Features of Accounting Principles
There are three main features of accounting principles. It is discussed below.
Usefulness
A Generally Accepted Accounting Principle (GAAP) will only be useful or relevant if it satisfies the requirements of its users. These principles provide necessary and required information to accountants or stakeholders.
Feasibility
The principles of accounting are applicable as required. If any cost continuously changes, suppose due to a change in market prices, it will be difficult for the bookkeeper to show them in the books. Hence, the rules of accounting are quite flexible in this regard.
Objectivity
Any rule can be justified objectively if it is based on accurate figures and facts. There are not any personal biases or external influences when it comes to incorporating accounting figures in the books; if there are, the usefulness of such values will become limited and may not be as per business requirements.
Limitations of Accounting Principles
Even though accounting principles are important during the bookkeeping process, there are certain limitations of the rules which can affect the company’s financial recordings. Some major limitations of accounting principles are:
- The recordings are only measured in monetary value. Some events can affect a business’s finances, but if it is not in terms of money, they are not accounted for.
- Accounting principles are treated as per ‘time value of money’ and maintained as per historical cost. The rule ignores current changes in values, which can fail to exhibit the proper financial position.
- Only past records can be accounted for. GAAP does not provide any scope of accounting or recording any future events that can affect business finances in some cases.

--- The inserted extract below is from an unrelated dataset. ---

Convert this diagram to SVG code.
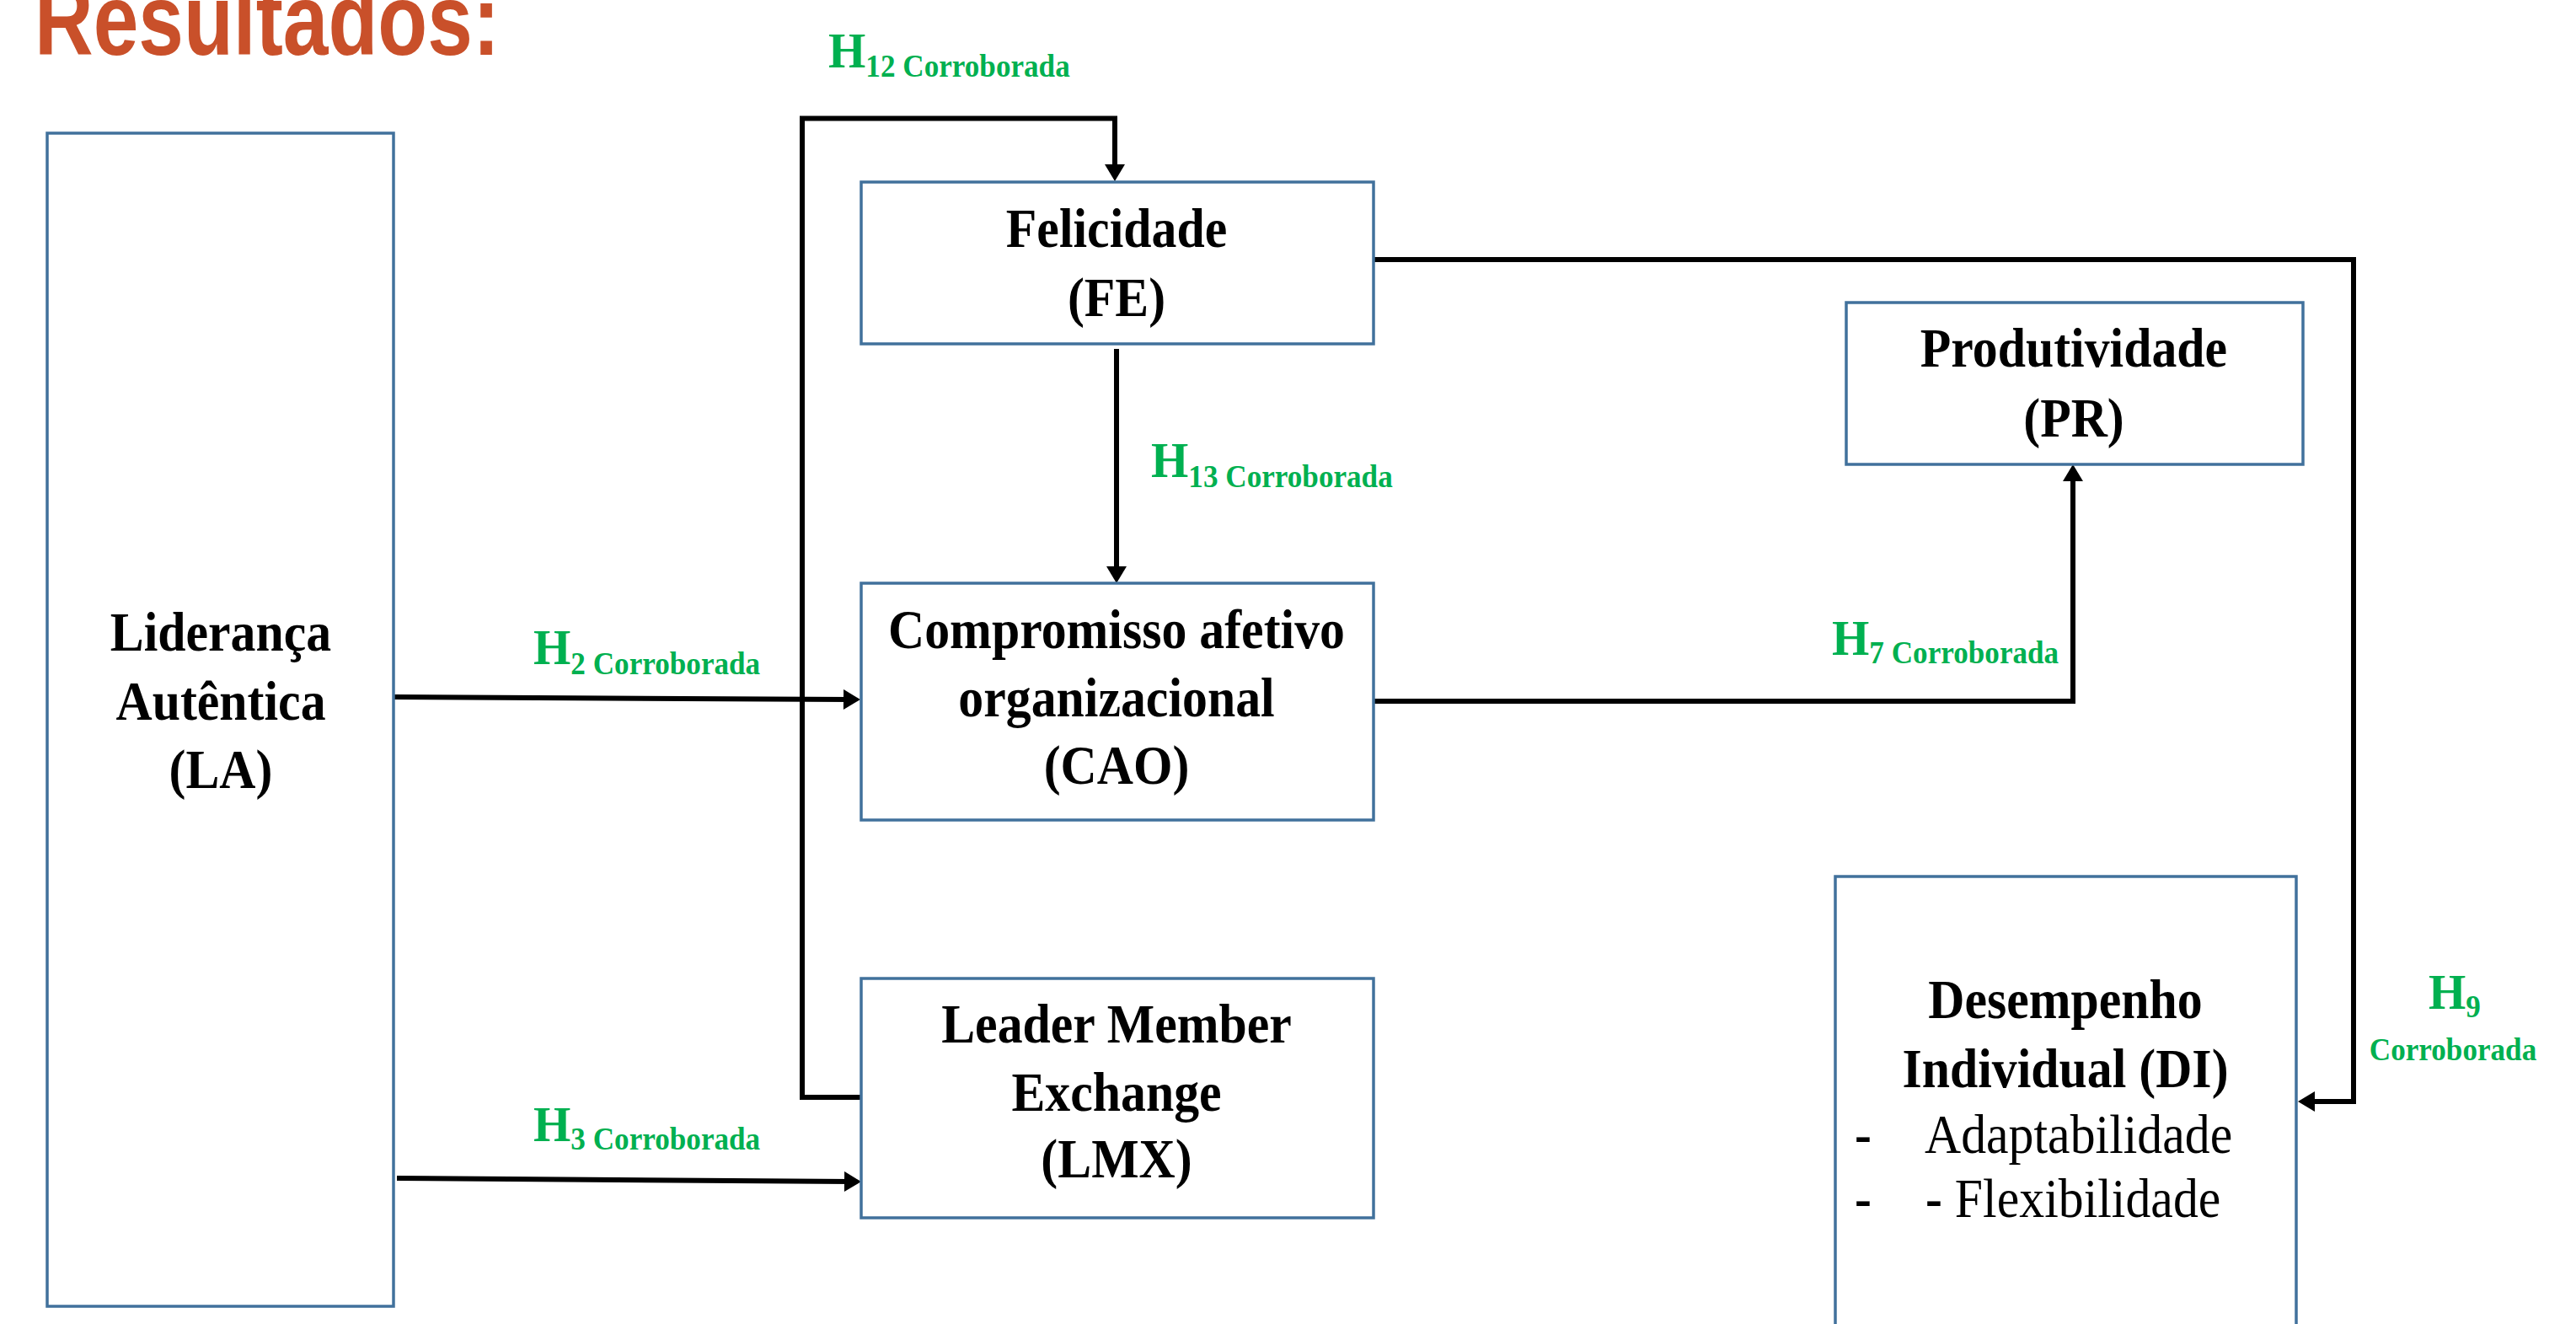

- A key limitation of the accounting principle is its importance of form over substance. This suggests that while preparing the accounts, importance is given to tables or forms and not to explanations of substantial information.
Conclusion
Overall, understanding accounting principles before implementing accounting processes in a business is important. It will help keep a smooth track of the finances and maintain transparency of financial events. Even if you are a novice accountant, make sure to have clear ideas of the types and characteristics of accounting principles to avoid errors in financial recordings and produce accurate results.